Going through the article linked above it appears that actor (synonymous with player) is used to qualify the target object to which a Role is being added. If this is the correct than the word has a different meaning.

A Role is a special kind of object that adds behaviour to another object (the actor or player)

without having read the other answers :-/ here are mine:

1) Would the use case to sell a bunch of products to a customer be one use case named "sell items at till", or would be be broken into several, such as "add product to cart" and "complete sale" (which would write the sales log and print the receipt).

I always try to use a use case as "an interaction with the system which brings a value to the actor". "sell item" will have a value. "add product to cart" will have no value.

I wrote "I try to", because often you start with good use cases which follow my definition, but then you start to add detail and extend your use cases...

2) Although I am programming the catalogue, sales database, sales log, basket, etc, can I model them as actors in my use cases? Or are the only actors the sales person, and the payment partner?

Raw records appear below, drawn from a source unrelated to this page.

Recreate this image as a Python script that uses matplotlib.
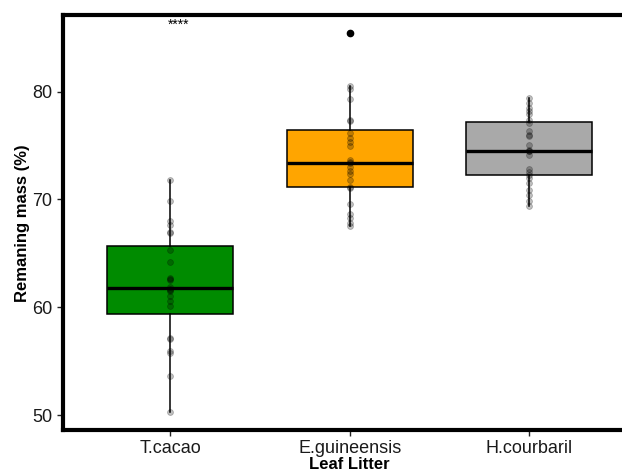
import numpy as np
import matplotlib
matplotlib.use("Agg")
import matplotlib.pyplot as plt

plt.rcParams["font.family"] = ["Liberation Sans", "DejaVu Sans"]

# data (remaining mass, %)
categories = ["T.cacao", "E.guineensis", "H.courbaril"]
t_cacao = [50.3, 53.6, 55.8, 56.0, 57.1, 57.2, 60.1, 60.6, 61.1, 61.5, 61.6, 61.7,
           61.85, 62.5, 62.6, 62.7, 64.2, 65.3, 66.9, 67.0, 67.6, 68.0, 69.9, 71.8]
e_guineensis = [67.56, 67.81, 68.27, 68.64, 69.6, 71.06, 71.15, 71.83, 72.39, 72.6,
                73.0, 73.38, 73.45, 73.69, 74.92, 75.33, 75.7, 76.2, 77.3, 77.4,
                79.35, 80.19, 80.5, 85.45]
h_courbaril = [69.4, 69.9, 70.4, 70.9, 71.5, 72.0, 72.3, 72.5, 72.8, 74.1, 74.5, 74.5,
               74.55, 75.0, 75.9, 76.0, 76.3, 77.1, 77.4, 77.9, 78.2, 78.5, 78.9, 79.4]
box_colors = ["#008B00", "#FFA500", "#A9A9A9"]
yticks = [50, 60, 70, 80]
signif_label = "****"

data = [t_cacao, e_guineensis, h_courbaril]
pos = np.arange(1, len(categories) + 1)

fig = plt.figure(figsize=(6.22, 4.73), dpi=100)
ax = fig.add_axes([0.1005, 0.0902, 0.9234, 0.8774])

bp = ax.boxplot(data, positions=pos, widths=0.70, patch_artist=True,
                whis=1.5, showcaps=False,
                medianprops=dict(color="black", linewidth=2.4),
                whiskerprops=dict(color="black", linewidth=1.1),
                boxprops=dict(edgecolor="black", linewidth=1.1),
                flierprops=dict(marker="o", markerfacecolor="black",
                                markeredgecolor="black", markersize=4.5))
for patch, c in zip(bp["boxes"], box_colors):
    patch.set_facecolor(c)

for p, vals in zip(pos, data):
    ax.scatter(np.full(len(vals), p), vals, s=18, color="black", alpha=0.25,
               edgecolors="black", linewidths=0.6, zorder=3)

ax.text(1.045, 86.2, signif_label, ha="center", va="center", fontsize=10)

ax.set_xlim(0.4, 3.6)
ax.set_ylim(48.61, 87.06)
ax.set_xticks(pos)
ax.set_xticklabels(categories)
ax.set_yticks(yticks)
ax.tick_params(axis="both", labelsize=13, colors="#222222", length=4, width=1,
               labelcolor="#1a1a1a")
ax.tick_params(axis="x", pad=3)

ax.set_xlabel("Leaf Litter", fontsize=12, fontweight="bold", labelpad=0)
ax.set_ylabel("Remaning mass (%)", fontsize=12, fontweight="bold", labelpad=1)

for side in ["left", "bottom", "top"]:
    ax.spines[side].set_linewidth(3)
    ax.spines[side].set_color("black")
ax.spines["right"].set_visible(False)

fig.savefig("out.png", dpi=100)
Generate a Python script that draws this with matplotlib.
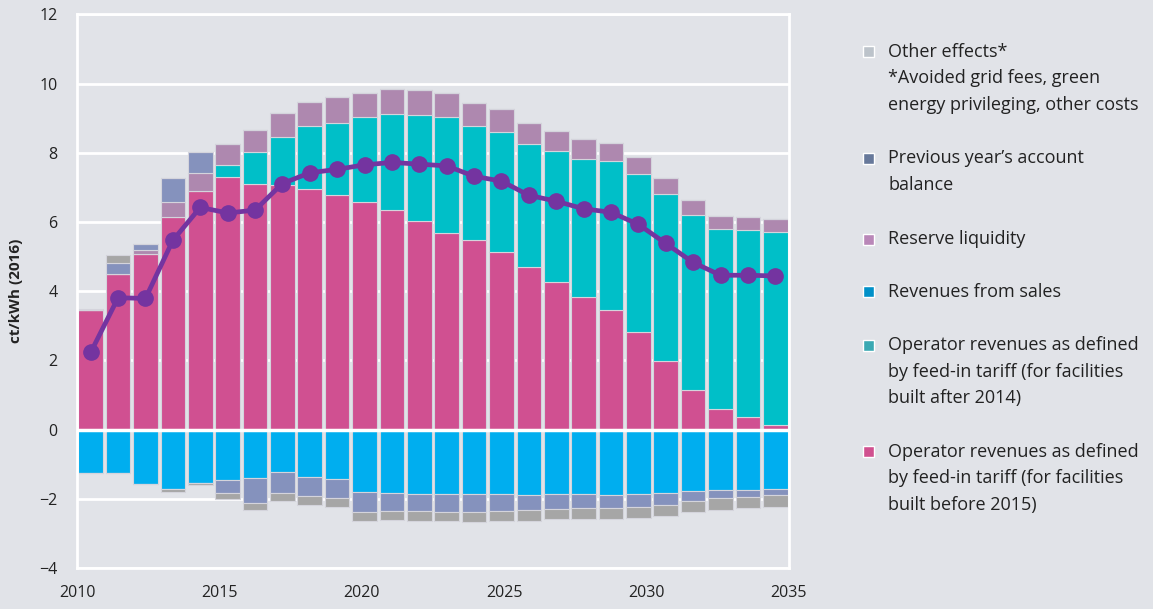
import numpy as np
import matplotlib.pyplot as plt
from matplotlib.patches import Rectangle

plt.rcParams['font.family'] = ['Open Sans', 'DejaVu Sans']

years = list(range(2010, 2036))

# positive stack (ct/kWh)
pink = [3.45, 4.51, 5.06, 6.14, 6.89, 7.29, 7.10, 7.06, 6.95, 6.77, 6.59, 6.34, 6.03,
        5.68, 5.48, 5.12, 4.71, 4.26, 3.84, 3.47, 2.82, 1.98, 1.15, 0.59, 0.36, 0.12]
teal = [0, 0, 0, 0, 0, 0.36, 0.91, 1.39, 1.81, 2.10, 2.44, 2.78, 3.05,
        3.36, 3.29, 3.48, 3.54, 3.78, 3.97, 4.28, 4.56, 4.83, 5.06, 5.21, 5.41, 5.60]
reserve = [0, 0, 0.12, 0.44, 0.53, 0.61, 0.65, 0.70, 0.72, 0.73, 0.70, 0.73, 0.72,
           0.69, 0.66, 0.65, 0.60, 0.59, 0.59, 0.54, 0.51, 0.46, 0.43, 0.38, 0.38, 0.37]
prev_pos = [0, 0.31, 0.19, 0.69, 0.60] + [0] * 21
other_pos = [0.03, 0.22] + [0] * 24

# negative stack
sales = [-1.24, -1.26, -1.57, -1.71, -1.53, -1.46, -1.41, -1.23, -1.37, -1.43, -1.81, -1.83, -1.85,
         -1.87, -1.87, -1.87, -1.89, -1.87, -1.87, -1.89, -1.87, -1.83, -1.78, -1.75, -1.75, -1.71]
prev_neg = [0, 0, 0, 0, 0, -0.38, -0.70, -0.61, -0.55, -0.56, -0.57, -0.52, -0.50,
            -0.51, -0.51, -0.48, -0.44, -0.43, -0.41, -0.39, -0.37, -0.34, -0.28, -0.24, -0.19, -0.19]
other_neg = [0, 0, 0, -0.08, -0.06, -0.17, -0.20, -0.21, -0.25, -0.25, -0.26, -0.26, -0.28,
             -0.27, -0.28, -0.28, -0.30, -0.29, -0.31, -0.31, -0.32, -0.32, -0.31, -0.32, -0.33, -0.33]

surcharge = [2.23, 3.81, 3.79, 5.47, 6.42, 6.26, 6.34, 7.11, 7.42, 7.52, 7.65, 7.72, 7.67,
             7.62, 7.32, 7.18, 6.77, 6.60, 6.38, 6.28, 5.93, 5.38, 4.83, 4.46, 4.46, 4.44]

bg = '#e1e3e8'
c_pink = '#d05091'
c_teal = '#00bfc8'
c_res = '#ae88af'
c_prev = '#8592bd'
c_other = '#a6a6a6'
c_sales = '#00aeef'
c_line = '#7434a0'

fig = plt.figure(figsize=(11.53, 6.09), dpi=100, facecolor=bg)
ax = fig.add_axes([0.0668, 0.0673, 0.6175, 0.9092])
ax.set_facecolor(bg)

n = len(years)
step = 25 / n
x = 2010 + (np.arange(n) + 0.5) * step
w = step * 0.9
ec = '#d4d4dc'

bottom = np.zeros(n)
for vals, col in [(pink, c_pink), (teal, c_teal), (reserve, c_res), (prev_pos, c_prev), (other_pos, c_other)]:
    ax.bar(x, vals, w, bottom=bottom, color=col, edgecolor=ec, linewidth=0.8, zorder=2)
    bottom += np.array(vals)

bottom = np.zeros(n)
for vals, col in [(sales, c_sales), (prev_neg, c_prev), (other_neg, c_other)]:
    ax.bar(x, vals, w, bottom=bottom, color=col, edgecolor=ec, linewidth=0.8, zorder=2)
    bottom += np.array(vals)

ax.axhline(0, color='white', lw=2.5, zorder=3)
ax.plot(x, surcharge, color=c_line, lw=3.4, marker='o', markersize=11, zorder=4)

ax.set_xlim(2010, 2035)
ax.set_ylim(-4, 12)
ax.set_xticks(range(2010, 2036, 5))
ax.set_yticks(range(-4, 13, 2))
ax.yaxis.grid(True, color='white', lw=2)
ax.set_axisbelow(True)
ax.tick_params(length=0, labelsize=11.5, colors='#222222')
ax.tick_params(axis='y', pad=14)
ax.tick_params(axis='x', pad=12)
for s in ax.spines.values():
    s.set_color('white')
    s.set_linewidth(2)
ax.set_ylabel('ct/kWh (2016)', fontsize=11, fontweight='bold', color='#222222', labelpad=12)

# legend drawn by hand so the swatch sits next to the first line
legend = [
    ('#bcc3ca', ['Other effects*', '*Avoided grid fees, green', 'energy privileging, other costs'], 51.7),
    ('#66789a', ['Previous year\u2019s account', 'balance'], 158.3),
    ('#b987b8', ['Reserve liquidity'], 239.3),
    ('#0090c8', ['Revenues from sales'], 291.7),
    ('#3aa9b3', ['Operator revenues as defined', 'by feed-in tariff (for facilities', 'built after 2014)'], 345),
    ('#d0508f', ['Operator revenues as defined', 'by feed-in tariff (for facilities', 'built before 2015)'], 451.7),
]
W, H = 1153, 609
for col, lines, ypix in legend:
    fig.patches.append(Rectangle((862.5 / W, 1 - (ypix + 5.5) / H), 11 / W, 11 / H,
                                 transform=fig.transFigure, facecolor=col,
                                 edgecolor='white', linewidth=1))
    for k, t in enumerate(lines):
        fig.text(888 / W, 1 - (ypix + k * 26.7) / H, t, fontsize=13, color='#222222', va='center')

fig.savefig('out.png', dpi=100, facecolor=bg)
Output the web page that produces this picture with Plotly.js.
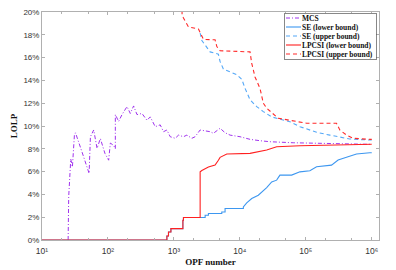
<!DOCTYPE html>
<html><head><meta charset="utf-8">
<script src="https://cdn.plot.ly/plotly-3.0.1.min.js"></script>
<style>html,body{margin:0;padding:0;background:#fff}#c{width:396px;height:270px}</style>
</head><body><div id="c"></div>
<script>
const mcsX = [24.9,25.4,27.3,28.9,31.0,32.2,40,48.3,51.8,54.2,60.8,68.4,76.7,90,102.5,108.7,122,129.4,129.4,145.2,163.4,194.5,218.3,245,275.6,328,390.6,438,521,620,696,783,879,1047,1175,1397,1573,1871,2099,2500,2977,3542,3975,5015,5970,7110,10070,14270,20200,28630,64440,206400,933000,1000000];
const mcsY = [0,3.8,7.1,6.4,9.2,9.4,7.8,6.3,5.84,9.06,9.65,8.04,8.9,7.6,7.0,8.5,8.3,8.0,11.0,10.4,11.0,11.7,11.1,11.76,11.0,11.1,10.5,10.8,9.94,10.1,9.5,9.65,9.06,8.92,9.2,9.06,9.2,8.92,9.06,9.65,9.59,9.5,9.36,9.8,9.41,9.2,9.06,8.83,8.71,8.62,8.53,8.48,8.39,8.39];

const seLowX = [10,783,783,828,828,901,901,1369,1369,1397,1397,2500,2977,2977,3337,3337,5322,5322,5970,5970,11300,11300,12710,15140,19050,25530,30390,36140,40550,60970,81470,115300,145600,245500,309000,414000,587000,933000,1000000];
const seLowY = [0,0,0.35,0.35,0.7,0.7,1.0,1.0,1.73,1.73,1.97,1.97,1.97,2.17,2.17,2.32,2.32,2.46,2.46,2.76,2.76,2.9,3.25,3.64,3.93,4.6,5.1,5.25,5.69,5.69,5.98,6.07,6.42,6.57,7.01,7.25,7.54,7.65,7.65];

const seUpX = [2500,2655,3155,3542,4728,5015,5623,7110,8977,10690,12000,14270,18030,22700,30390,40550,57410,81470,115300,145600,231700,328000,464500,933000,1000000];
const seUpY = [18.15,17.5,16.9,16.5,16.3,15.66,15.0,14.77,14.5,14.1,13.3,12.3,11.7,11.26,10.8,10.6,10.38,9.94,9.65,9.45,9.2,9.0,8.86,8.77,8.77];

const lpLowX = [10,783,783,828,828,901,901,1369,1369,1397,1397,2500,2500,2655,3337,4212,4728,5015,6336,14270,25530,36140,81470,933000,1000000];
const lpLowY = [0,0,0.35,0.35,0.7,0.7,1.0,1.0,1.73,1.73,1.97,1.97,5.98,6.1,6.4,6.57,7.0,7.25,7.54,7.6,7.9,8.18,8.27,8.39,8.4];

const lpUpX = [1321,1330,1397,1663,2357,2500,2805,4212,4477,5015,14270,15140,16980,20200,22700,25530,28630,32130,38200,57410,72600,102800,292000,328000,414000,521000,933000,1000000];
const lpUpY = [22,19.8,19.47,18.7,18.5,18.15,17.6,17.56,16.97,16.6,16.5,15.5,14.3,13.3,12.0,11.56,11.3,11.0,10.68,10.5,10.38,10.24,10.24,9.65,9.2,8.92,8.83,8.83];

const names = ['MCS','SE (lower bound)','SE (upper bound)','LPCSI (lower bound)','LPCSI (upper bound)'];
const xTickVals = [10,100,1000,10000,100000,1000000];
const xTickText = ['10¹','10²','10³','10⁴','10⁵','10⁶'];

const traces = [
 {x:mcsX,y:mcsY,name:names[0],line:{color:'#a033ee',width:1,dash:'4px,2px,1px,2px'}},
 {x:seLowX,y:seLowY,name:names[1],line:{color:'#3d97f0',width:1.1}},
 {x:seUpX,y:seUpY,name:names[2],line:{color:'#55a8f7',width:1.1,dash:'4px,3px'}},
 {x:lpLowX,y:lpLowY,name:names[3],line:{color:'#ff2020',width:1.1}},
 {x:lpUpX,y:lpUpY,name:names[4],line:{color:'#ff2a2a',width:1.1,dash:'4px,3px'}}
].map(t=>Object.assign({type:'scatter',mode:'lines'},t));

const axisCommon = {showline:true,mirror:'ticks',linecolor:'#b0b0b0',linewidth:1,ticks:'inside',ticklen:3,tickcolor:'#b0b0b0',showgrid:false,zeroline:false,tickfont:{family:'Liberation Sans, Arial, sans-serif',size:8,color:'#333'}};

const layout = {
 width:396,height:270,margin:{l:42,r:17,t:12,b:30},
 paper_bgcolor:'#fff',plot_bgcolor:'#fff',
 xaxis:Object.assign({},axisCommon,{type:'log',range:[1,6.11],tickvals:xTickVals,ticktext:xTickText,ticklabelstandoff:3,
   tickfont:{family:'Liberation Sans, Arial, sans-serif',size:8.5,color:'#333'},
   minor:{ticks:'inside',ticklen:2,tickcolor:'#b0b0b0',showgrid:false},
   title:{text:'OPF number',standoff:3,font:{family:'Liberation Serif, Times New Roman, serif',size:9,color:'#111',weight:'bold'}}}),
 yaxis:Object.assign({},axisCommon,{range:[0,20],dtick:2,ticksuffix:'%',
   title:{text:'LOLP',standoff:4,font:{family:'Liberation Serif, Times New Roman, serif',size:9,color:'#111',weight:'bold'}}}),
 showlegend:true,
 legend:{x:0.985,y:0.995,xanchor:'right',yanchor:'top',bgcolor:'#fff',bordercolor:'#555',borderwidth:0.7,
   font:{family:'Liberation Serif, Times New Roman, serif',size:7.5,color:'#111',weight:'bold'},
   itemwidth:30,tracegroupgap:0}
};
Plotly.newPlot('c',traces,layout,{staticPlot:true}).then(function(gd){
  // compact the legend rows like the reference
  const leg = gd.querySelector('g.legend');
  if(!leg) return;
  const items = leg.querySelectorAll('g.traces');
  const rowH = 9, top = 5;
  let maxW = 0;
  items.forEach(function(g,i){
    g.setAttribute('transform','translate(0,'+(top+i*rowH)+')');
    const p = g.querySelector('path.js-line');
    if(p) p.setAttribute('d','M2,0h15');
    const t = g.querySelector('text.legendtext');
    if(t){ t.setAttribute('x',18); maxW = Math.max(maxW, t.getBBox().width); }
  });
  const w = Math.ceil(18+maxW+3), h = top+(items.length-1)*rowH+5;
  const bg = leg.querySelector('rect.bg');
  if(bg){ bg.setAttribute('width',w); bg.setAttribute('height',h); }
  const sb = leg.querySelector('g.scrollbox');
  if(sb) sb.removeAttribute('clip-path');
  leg.setAttribute('transform','translate('+(376-w)+',13)');
});
</script></body></html>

I use actors not only for real persons, but also for systems which interact with your system. But the terms "database", "log" etc. tell me that it seems you want to put too much detail into your diagram.

Maybe a good aproach is to first think about the reason for creating a use case diagram.

For me, most of the time the reason is that I would like to get a first impression on what kind of system I have to build. I then use the diagram as a tool to moderate a meeting. It helps to find answers to the following three questions:

  • who will use the system?
  • what will those actors do with the system?
  • which other systems are interfacing with the new system?

And that's all. When it goes into more detail, I use a different set of diagrams.